Problem to solve:
Copy all entries without alteration and skip the pictures they hold.

Source code of charts:
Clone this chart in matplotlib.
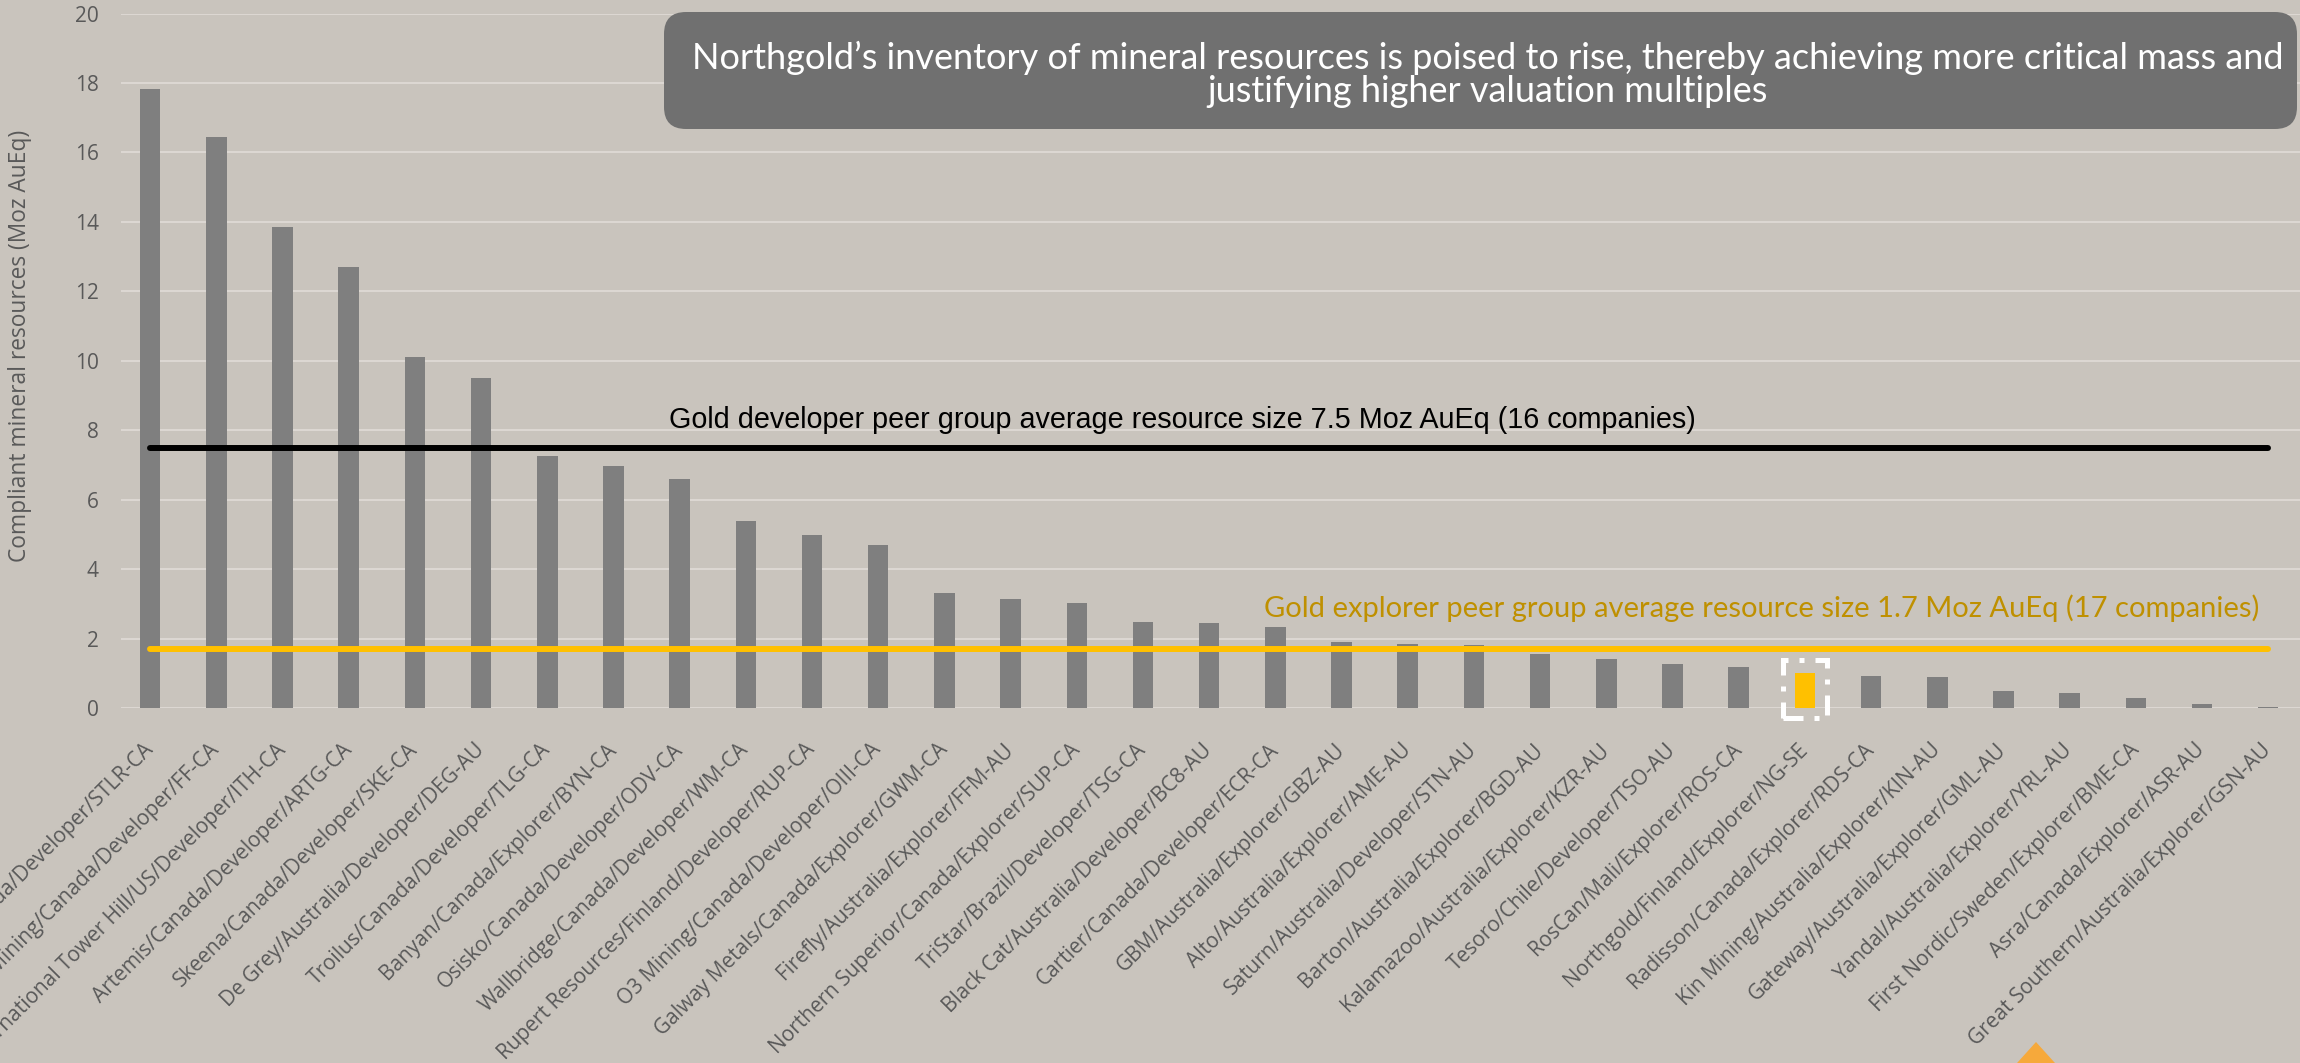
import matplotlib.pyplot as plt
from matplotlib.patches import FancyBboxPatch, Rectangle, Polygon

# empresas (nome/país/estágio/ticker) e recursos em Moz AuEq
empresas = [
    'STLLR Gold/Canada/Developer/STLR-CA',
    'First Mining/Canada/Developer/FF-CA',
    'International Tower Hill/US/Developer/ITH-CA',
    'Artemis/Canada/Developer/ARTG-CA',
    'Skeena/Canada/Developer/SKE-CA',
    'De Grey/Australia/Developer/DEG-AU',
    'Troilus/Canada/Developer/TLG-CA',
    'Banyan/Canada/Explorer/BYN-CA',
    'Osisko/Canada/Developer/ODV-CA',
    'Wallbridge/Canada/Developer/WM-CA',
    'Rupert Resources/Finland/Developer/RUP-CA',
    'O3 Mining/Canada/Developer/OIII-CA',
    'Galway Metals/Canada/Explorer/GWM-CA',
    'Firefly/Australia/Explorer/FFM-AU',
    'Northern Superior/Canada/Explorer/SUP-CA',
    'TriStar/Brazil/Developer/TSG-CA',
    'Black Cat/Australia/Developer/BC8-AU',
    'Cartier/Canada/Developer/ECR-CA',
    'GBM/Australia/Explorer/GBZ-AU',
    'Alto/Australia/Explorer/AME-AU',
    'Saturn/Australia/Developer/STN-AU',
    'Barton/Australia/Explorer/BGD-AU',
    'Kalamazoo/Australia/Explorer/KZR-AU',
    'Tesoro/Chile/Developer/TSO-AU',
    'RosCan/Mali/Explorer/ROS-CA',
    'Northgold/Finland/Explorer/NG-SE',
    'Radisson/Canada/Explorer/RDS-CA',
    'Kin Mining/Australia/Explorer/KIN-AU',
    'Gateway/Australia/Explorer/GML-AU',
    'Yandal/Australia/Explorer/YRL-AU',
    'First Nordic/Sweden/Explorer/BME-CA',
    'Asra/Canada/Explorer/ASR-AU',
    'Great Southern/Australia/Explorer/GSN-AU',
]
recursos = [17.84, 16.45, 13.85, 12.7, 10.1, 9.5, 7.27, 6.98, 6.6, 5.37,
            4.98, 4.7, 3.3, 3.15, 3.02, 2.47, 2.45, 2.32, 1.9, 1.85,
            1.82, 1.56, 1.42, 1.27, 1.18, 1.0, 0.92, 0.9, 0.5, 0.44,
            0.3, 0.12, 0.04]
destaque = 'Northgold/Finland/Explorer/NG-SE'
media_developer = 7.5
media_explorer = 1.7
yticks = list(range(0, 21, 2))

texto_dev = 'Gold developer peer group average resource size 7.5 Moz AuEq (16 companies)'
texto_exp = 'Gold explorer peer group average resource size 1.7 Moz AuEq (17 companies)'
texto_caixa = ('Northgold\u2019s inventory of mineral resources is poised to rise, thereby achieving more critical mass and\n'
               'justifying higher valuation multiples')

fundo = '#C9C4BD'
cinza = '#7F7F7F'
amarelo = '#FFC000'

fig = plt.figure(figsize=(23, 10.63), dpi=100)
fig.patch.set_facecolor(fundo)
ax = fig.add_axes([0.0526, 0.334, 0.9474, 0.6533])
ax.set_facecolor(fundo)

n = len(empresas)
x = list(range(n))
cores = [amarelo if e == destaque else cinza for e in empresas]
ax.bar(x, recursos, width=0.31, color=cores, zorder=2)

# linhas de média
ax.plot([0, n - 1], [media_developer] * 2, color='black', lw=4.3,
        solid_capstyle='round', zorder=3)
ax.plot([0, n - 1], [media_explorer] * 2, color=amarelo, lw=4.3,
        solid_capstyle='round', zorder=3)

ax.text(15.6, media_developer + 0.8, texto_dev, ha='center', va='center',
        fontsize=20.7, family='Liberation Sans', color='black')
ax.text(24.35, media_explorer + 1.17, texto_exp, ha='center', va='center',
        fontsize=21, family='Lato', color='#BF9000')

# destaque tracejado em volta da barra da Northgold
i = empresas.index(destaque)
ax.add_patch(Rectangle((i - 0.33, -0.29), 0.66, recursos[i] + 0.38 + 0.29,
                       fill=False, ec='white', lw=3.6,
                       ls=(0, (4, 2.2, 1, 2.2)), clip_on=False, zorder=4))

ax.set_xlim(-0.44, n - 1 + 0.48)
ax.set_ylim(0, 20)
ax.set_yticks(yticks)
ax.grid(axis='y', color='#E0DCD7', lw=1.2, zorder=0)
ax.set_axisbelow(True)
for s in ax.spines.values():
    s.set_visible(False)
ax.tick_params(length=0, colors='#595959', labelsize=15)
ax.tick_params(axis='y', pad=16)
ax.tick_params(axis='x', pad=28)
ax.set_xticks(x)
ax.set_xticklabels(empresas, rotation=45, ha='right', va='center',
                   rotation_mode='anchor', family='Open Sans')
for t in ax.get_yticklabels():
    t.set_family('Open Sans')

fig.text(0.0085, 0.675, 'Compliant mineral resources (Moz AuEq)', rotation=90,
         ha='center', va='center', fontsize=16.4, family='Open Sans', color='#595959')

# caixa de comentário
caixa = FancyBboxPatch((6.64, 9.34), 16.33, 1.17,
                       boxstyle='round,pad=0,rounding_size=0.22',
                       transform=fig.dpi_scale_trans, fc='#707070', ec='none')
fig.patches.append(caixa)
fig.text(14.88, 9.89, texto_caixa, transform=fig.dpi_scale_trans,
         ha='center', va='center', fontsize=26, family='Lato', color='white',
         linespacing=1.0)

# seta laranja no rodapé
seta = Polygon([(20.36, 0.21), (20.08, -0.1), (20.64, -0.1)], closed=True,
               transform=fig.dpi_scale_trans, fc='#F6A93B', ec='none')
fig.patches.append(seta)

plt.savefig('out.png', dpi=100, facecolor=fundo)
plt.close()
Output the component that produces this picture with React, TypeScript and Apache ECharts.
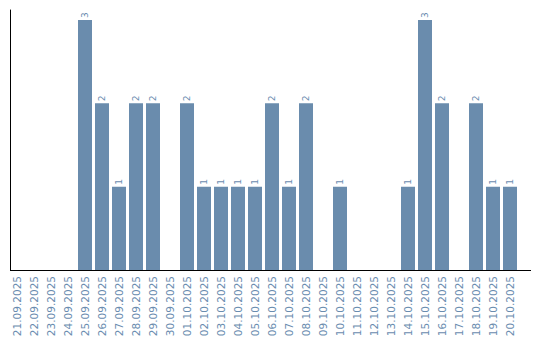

Exercise result:
Clone this chart in matplotlib.
import matplotlib.pyplot as plt
from matplotlib.patches import FancyBboxPatch, Rectangle, Polygon

# empresas (nome/país/estágio/ticker) e recursos em Moz AuEq
empresas = [
    'STLLR Gold/Canada/Developer/STLR-CA',
    'First Mining/Canada/Developer/FF-CA',
    'International Tower Hill/US/Developer/ITH-CA',
    'Artemis/Canada/Developer/ARTG-CA',
    'Skeena/Canada/Developer/SKE-CA',
    'De Grey/Australia/Developer/DEG-AU',
    'Troilus/Canada/Developer/TLG-CA',
    'Banyan/Canada/Explorer/BYN-CA',
    'Osisko/Canada/Developer/ODV-CA',
    'Wallbridge/Canada/Developer/WM-CA',
    'Rupert Resources/Finland/Developer/RUP-CA',
    'O3 Mining/Canada/Developer/OIII-CA',
    'Galway Metals/Canada/Explorer/GWM-CA',
    'Firefly/Australia/Explorer/FFM-AU',
    'Northern Superior/Canada/Explorer/SUP-CA',
    'TriStar/Brazil/Developer/TSG-CA',
    'Black Cat/Australia/Developer/BC8-AU',
    'Cartier/Canada/Developer/ECR-CA',
    'GBM/Australia/Explorer/GBZ-AU',
    'Alto/Australia/Explorer/AME-AU',
    'Saturn/Australia/Developer/STN-AU',
    'Barton/Australia/Explorer/BGD-AU',
    'Kalamazoo/Australia/Explorer/KZR-AU',
    'Tesoro/Chile/Developer/TSO-AU',
    'RosCan/Mali/Explorer/ROS-CA',
    'Northgold/Finland/Explorer/NG-SE',
    'Radisson/Canada/Explorer/RDS-CA',
    'Kin Mining/Australia/Explorer/KIN-AU',
    'Gateway/Australia/Explorer/GML-AU',
    'Yandal/Australia/Explorer/YRL-AU',
    'First Nordic/Sweden/Explorer/BME-CA',
    'Asra/Canada/Explorer/ASR-AU',
    'Great Southern/Australia/Explorer/GSN-AU',
]
recursos = [17.84, 16.45, 13.85, 12.7, 10.1, 9.5, 7.27, 6.98, 6.6, 5.37,
            4.98, 4.7, 3.3, 3.15, 3.02, 2.47, 2.45, 2.32, 1.9, 1.85,
            1.82, 1.56, 1.42, 1.27, 1.18, 1.0, 0.92, 0.9, 0.5, 0.44,
            0.3, 0.12, 0.04]
destaque = 'Northgold/Finland/Explorer/NG-SE'
media_developer = 7.5
media_explorer = 1.7
yticks = list(range(0, 21, 2))

texto_dev = 'Gold developer peer group average resource size 7.5 Moz AuEq (16 companies)'
texto_exp = 'Gold explorer peer group average resource size 1.7 Moz AuEq (17 companies)'
texto_caixa = ('Northgold\u2019s inventory of mineral resources is poised to rise, thereby achieving more critical mass and\n'
               'justifying higher valuation multiples')

fundo = '#C9C4BD'
cinza = '#7F7F7F'
amarelo = '#FFC000'

fig = plt.figure(figsize=(23, 10.63), dpi=100)
fig.patch.set_facecolor(fundo)
ax = fig.add_axes([0.0526, 0.334, 0.9474, 0.6533])
ax.set_facecolor(fundo)

n = len(empresas)
x = list(range(n))
cores = [amarelo if e == destaque else cinza for e in empresas]
ax.bar(x, recursos, width=0.31, color=cores, zorder=2)

# linhas de média
ax.plot([0, n - 1], [media_developer] * 2, color='black', lw=4.3,
        solid_capstyle='round', zorder=3)
ax.plot([0, n - 1], [media_explorer] * 2, color=amarelo, lw=4.3,
        solid_capstyle='round', zorder=3)

ax.text(15.6, media_developer + 0.8, texto_dev, ha='center', va='center',
        fontsize=20.7, family='Liberation Sans', color='black')
ax.text(24.35, media_explorer + 1.17, texto_exp, ha='center', va='center',
        fontsize=21, family='Lato', color='#BF9000')

# destaque tracejado em volta da barra da Northgold
i = empresas.index(destaque)
ax.add_patch(Rectangle((i - 0.33, -0.29), 0.66, recursos[i] + 0.38 + 0.29,
                       fill=False, ec='white', lw=3.6,
                       ls=(0, (4, 2.2, 1, 2.2)), clip_on=False, zorder=4))

ax.set_xlim(-0.44, n - 1 + 0.48)
ax.set_ylim(0, 20)
ax.set_yticks(yticks)
ax.grid(axis='y', color='#E0DCD7', lw=1.2, zorder=0)
ax.set_axisbelow(True)
for s in ax.spines.values():
    s.set_visible(False)
ax.tick_params(length=0, colors='#595959', labelsize=15)
ax.tick_params(axis='y', pad=16)
ax.tick_params(axis='x', pad=28)
ax.set_xticks(x)
ax.set_xticklabels(empresas, rotation=45, ha='right', va='center',
                   rotation_mode='anchor', family='Open Sans')
for t in ax.get_yticklabels():
    t.set_family('Open Sans')

fig.text(0.0085, 0.675, 'Compliant mineral resources (Moz AuEq)', rotation=90,
         ha='center', va='center', fontsize=16.4, family='Open Sans', color='#595959')

# caixa de comentário
caixa = FancyBboxPatch((6.64, 9.34), 16.33, 1.17,
                       boxstyle='round,pad=0,rounding_size=0.22',
                       transform=fig.dpi_scale_trans, fc='#707070', ec='none')
fig.patches.append(caixa)
fig.text(14.88, 9.89, texto_caixa, transform=fig.dpi_scale_trans,
         ha='center', va='center', fontsize=26, family='Lato', color='white',
         linespacing=1.0)

# seta laranja no rodapé
seta = Polygon([(20.36, 0.21), (20.08, -0.1), (20.64, -0.1)], closed=True,
               transform=fig.dpi_scale_trans, fc='#F6A93B', ec='none')
fig.patches.append(seta)

plt.savefig('out.png', dpi=100, facecolor=fundo)
plt.close()
Output the component that produces this picture with React, TypeScript and Apache ECharts.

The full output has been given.